The accounts of Europeans held captive by Indians form a third group of interest. A collection in the Rare Book Division of more than 500 rare copies, reprints, and the like contains first editions of the sixteenth-century accounts of Nu&nmacr;ez Cabeza de Vaca, Juan Ortiz, and Hans Staden. From the seventeenth century come A True History of the Captivity and Restoration of Mrs. Mary Rowlandson (London, 1682) and the account of Quentin Stockwell printed in Increase Mather's An Essay for the Recording of Illustrious Providences (Boston, 1684). There is a copy of Jonathan Dickenson's God's Protecting Providence (Philadelphia, 1699), and in addition, a translation of that account published by Christopher Saur in Germantown, Pennsylvania (1756). Narratives of captives in the eighteenth century are represented by the extremely rare second edition of John Williams's The Redeemed Captive Returning to Zion (Boston, 1720) and by the famous The Adventures of Col. Daniel Boon; a photostatic copy of the latter is housed by the Rare Book Division, and a printed example is found in John Filson's The Discovery, Settlement and Present State of Kentucke (Wilmington, 1784) in the Arents Collection.8 The unusual collection relating to Indian place names is also worthy of mention.
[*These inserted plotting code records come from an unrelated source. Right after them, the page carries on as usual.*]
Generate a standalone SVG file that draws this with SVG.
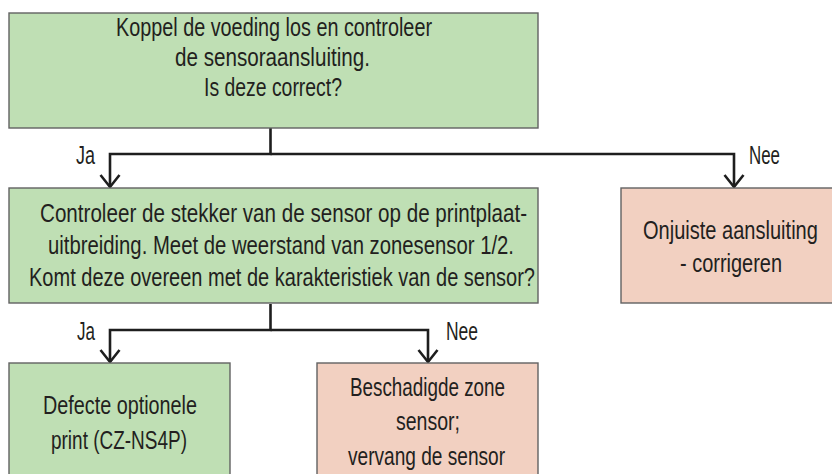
<svg xmlns="http://www.w3.org/2000/svg" width="832" height="474" viewBox="0 0 832 474">
  <style>
    .box { stroke: #626262; stroke-width: 1.4; }
    .ok { fill: #bfdfb4; }
    .bad { fill: #f2d0c1; }
    .t { font-family: "Liberation Sans", Arial, sans-serif; font-size: 26px; fill: #231f20; }
    .lbl { font-family: "Liberation Sans", Arial, sans-serif; font-size: 26px; fill: #231f20; }
    .conn { fill: none; stroke: #1e1e1e; stroke-width: 2.6; stroke-linejoin: miter; }
  </style>
  <defs>
    <marker id="arrow" markerUnits="userSpaceOnUse" viewBox="-14 -12 16 24" refX="0" refY="0" markerWidth="16" markerHeight="24" orient="auto" overflow="visible">
      <path d="M -12 -9.5 L 0 0 L -12 9.5" fill="none" stroke="#1e1e1e" stroke-width="2.6"/>
    </marker>
  </defs>
  <rect width="832" height="474" fill="#ffffff"/>

  <g id="connectors">
    <path class="conn" d="M270.5,128 V154 H110 V187" marker-end="url(#arrow)"/>
    <path class="conn" d="M270.5,154 H734 V187" marker-end="url(#arrow)"/>
    <path class="conn" d="M270.5,304 V330 H110 V362" marker-end="url(#arrow)"/>
    <path class="conn" d="M270.5,330 H428 V362" marker-end="url(#arrow)"/>
    <text class="lbl" x="76" y="164" textLength="19" lengthAdjust="spacingAndGlyphs">Ja</text>
    <text class="lbl" x="749" y="164" textLength="31" lengthAdjust="spacingAndGlyphs">Nee</text>
    <text class="lbl" x="77" y="340" textLength="18" lengthAdjust="spacingAndGlyphs">Ja</text>
    <text class="lbl" x="446" y="340" textLength="32" lengthAdjust="spacingAndGlyphs">Nee</text>
  </g>

  <g id="node-check-connection">
    <rect class="box ok" x="9" y="13" width="529" height="115"/>
    <text class="t" x="116" y="36" textLength="316" lengthAdjust="spacingAndGlyphs">Koppel de voeding los en controleer</text>
    <text class="t" x="175" y="66" textLength="195" lengthAdjust="spacingAndGlyphs">de sensoraansluiting.</text>
    <text class="t" x="204" y="96" textLength="138" lengthAdjust="spacingAndGlyphs">Is deze correct?</text>
  </g>

  <g id="node-check-plug">
    <rect class="box ok" x="9" y="188" width="529" height="115"/>
    <text class="t" x="40" y="222" textLength="487" lengthAdjust="spacingAndGlyphs">Controleer de stekker van de sensor op de printplaat-</text>
    <text class="t" x="48" y="254" textLength="466" lengthAdjust="spacingAndGlyphs">uitbreiding. Meet de weerstand van zonesensor 1/2.</text>
    <text class="t" x="29" y="286" textLength="506" lengthAdjust="spacingAndGlyphs">Komt deze overeen met de karakteristiek van de sensor?</text>
  </g>

  <g id="node-wrong-connection">
    <rect class="box bad" x="621" y="188" width="212" height="115"/>
    <text class="t" transform="translate(643,239) scale(0.771,1)">Onjuiste aansluiting</text>
    <text class="t" x="680" y="272" textLength="102" lengthAdjust="spacingAndGlyphs">- corrigeren</text>
  </g>

  <g id="node-defect-print">
    <rect class="box ok" x="9" y="363" width="221" height="120"/>
    <text class="t" x="43" y="414" textLength="154" lengthAdjust="spacingAndGlyphs">Defecte optionele</text>
    <text class="t" x="51" y="449" textLength="136" lengthAdjust="spacingAndGlyphs">print (CZ-NS4P)</text>
  </g>

  <g id="node-damaged-sensor">
    <rect class="box bad" x="317" y="363" width="221" height="120"/>
    <text class="t" x="350" y="396" textLength="155" lengthAdjust="spacingAndGlyphs">Beschadigde zone</text>
    <text class="t" x="396" y="430" textLength="64" lengthAdjust="spacingAndGlyphs">sensor;</text>
    <text class="t" x="348" y="465" textLength="157" lengthAdjust="spacingAndGlyphs">vervang de sensor</text>
  </g>
</svg>
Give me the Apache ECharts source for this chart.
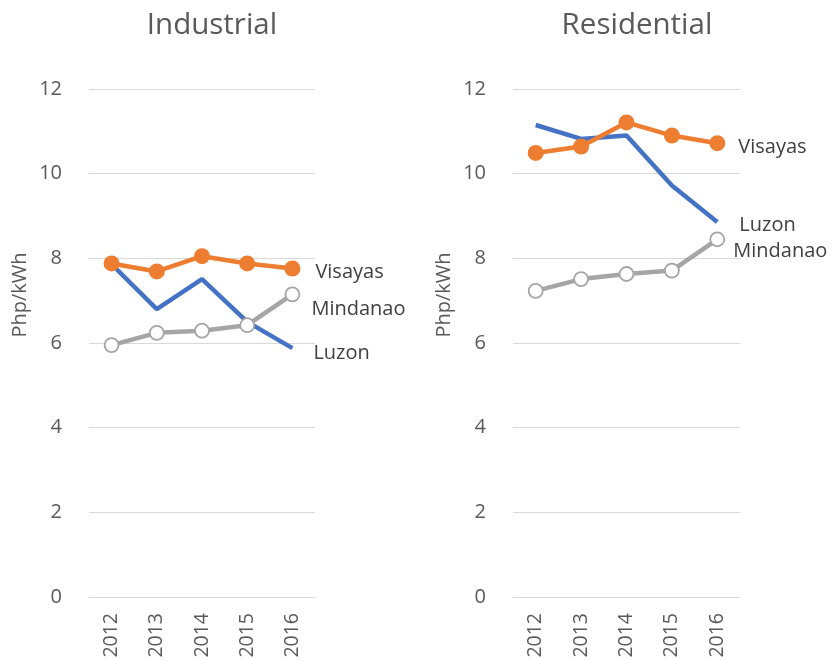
<!DOCTYPE html>
<html><head><meta charset="utf-8">
<script src="https://cdn.jsdelivr.net/npm/echarts@6/dist/echarts.min.js"></script>
<style>html,body{margin:0;padding:0;background:#fff}#c{width:834px;height:661px}</style>
</head><body><div id="c"></div>
<script>
const years = ['2012','2013','2014','2015','2016'];
const yTicks = [0,2,4,6,8,10,12];
const panelTitles = ['Industrial','Residential'];
const seriesNames = ['Luzon','Visayas','Mindanao'];
const indLuzon = [7.86, 6.80, 7.51, 6.50, 5.88];
const indVisayas = [7.88, 7.69, 8.05, 7.88, 7.76];
const indMindanao = [5.95, 6.24, 6.29, 6.42, 7.15];
const resLuzon = [11.15, 10.82, 10.90, 9.72, 8.86];
const resVisayas = [10.49, 10.64, 11.21, 10.90, 10.72];
const resMindanao = [7.23, 7.51, 7.63, 7.71, 8.45];

const font = 'Open Sans, Liberation Sans, sans-serif';
const txt = '#595959';
const colors = {Luzon:'#4472C4', Visayas:'#ED7D31', Mindanao:'#A5A5A5'};
const labelOffsets = [
  {Luzon:[21,5], Visayas:[23,4], Mindanao:[19,15]},
  {Luzon:[22,3], Visayas:[21,4], Mindanao:[16,12]}
];
const panelData = [
  {Luzon:indLuzon, Visayas:indVisayas, Mindanao:indMindanao},
  {Luzon:resLuzon, Visayas:resVisayas, Mindanao:resMindanao}
];
const grids = [
  {left:89, width:226, top:89, height:508},
  {left:513, width:227, top:89, height:508}
];

const chart = echarts.init(document.getElementById('c'));
const series = [];
panelData.forEach((pd, gi) => {
  seriesNames.forEach(name => {
    const isV = name==='Visayas', isM = name==='Mindanao';
    series.push({
      name, type:'line', xAxisIndex:gi, yAxisIndex:gi,
      data: pd[name],
      showSymbol: name!=='Luzon',
      symbol:'circle',
      symbolSize: isV ? 16 : 14,
      lineStyle:{width:4.5, color:colors[name]},
      itemStyle: isM ? {color:'#fff', borderColor:colors[name], borderWidth:1.8} : {color:colors[name]},
      emphasis:{disabled:true},
      animation:false,
      endLabel:{show:true, formatter:name, color:'#404040', fontFamily:font, fontSize:20,
        distance:0, offset:labelOffsets[gi][name], verticalAlign:'middle', align:'left'}
    });
  });
});

chart.setOption({
  animation:false,
  title: panelTitles.map((t,i)=>({text:t, left: i===0?207:632, top:6, textAlign:'center',
    textStyle:{fontFamily:font, fontSize:29.5, fontWeight:'normal', color:txt}})),
  grid: grids,
  xAxis: grids.map((g,i)=>({type:'category', gridIndex:i, data:years, boundaryGap:true,
    axisLine:{show:true, lineStyle:{color:'#d9d9d9', width:1}}, axisTick:{show:false},
    axisLabel:{rotate:90, color:txt, fontFamily:font, fontSize:19.5, margin:16}})),
  yAxis: grids.map((g,i)=>({type:'value', gridIndex:i, min:yTicks[0], max:yTicks[yTicks.length-1], interval:2,
    name:'Php/kWh', nameLocation:'middle', nameGap:59, nameRotate:90,
    nameTextStyle:{color:txt, fontFamily:font, fontSize:20, padding:[0,0,0,96]},
    axisLine:{show:false}, axisTick:{show:false},
    axisLabel:{color:txt, fontFamily:font, fontSize:20, margin:27},
    splitLine:{lineStyle:{color:'#d9d9d9', width:1}}})),
  series
});
</script></body></html>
The Chalmers papers and the Schuyler Indian papers in the Manuscripts and Archives Division are the most extensive manuscript materials relating to the American Indian. The Chalmers collection of transcripts and original documents relating to the American colonies includes about 50 items dating from 1750 to 1775; it contains extracts from treaties, proceedings at councils with various tribes, intelligence brought in by spies, and letters of Sir William Johnson. Among the papers of General Philip Schuyler, one of the commissioners of Indian affairs in the Northern Department and agent of the state of New York, are speeches made at Indian councils, notes of proceedings, minutes of the commissioners' meetings, accounts of supplies, letters, resolutions of Congress, and various papers relating to the lands of the Six Nations, including numerous claims filed in 1795 by white settlers on the Cayuga reservation. About 550 items date 1764-97.

The American History Division maintains a number of scrapbooks and a card file index to American Indian design. The Picture (Illustrations) Index in the division includes many references to American Indians.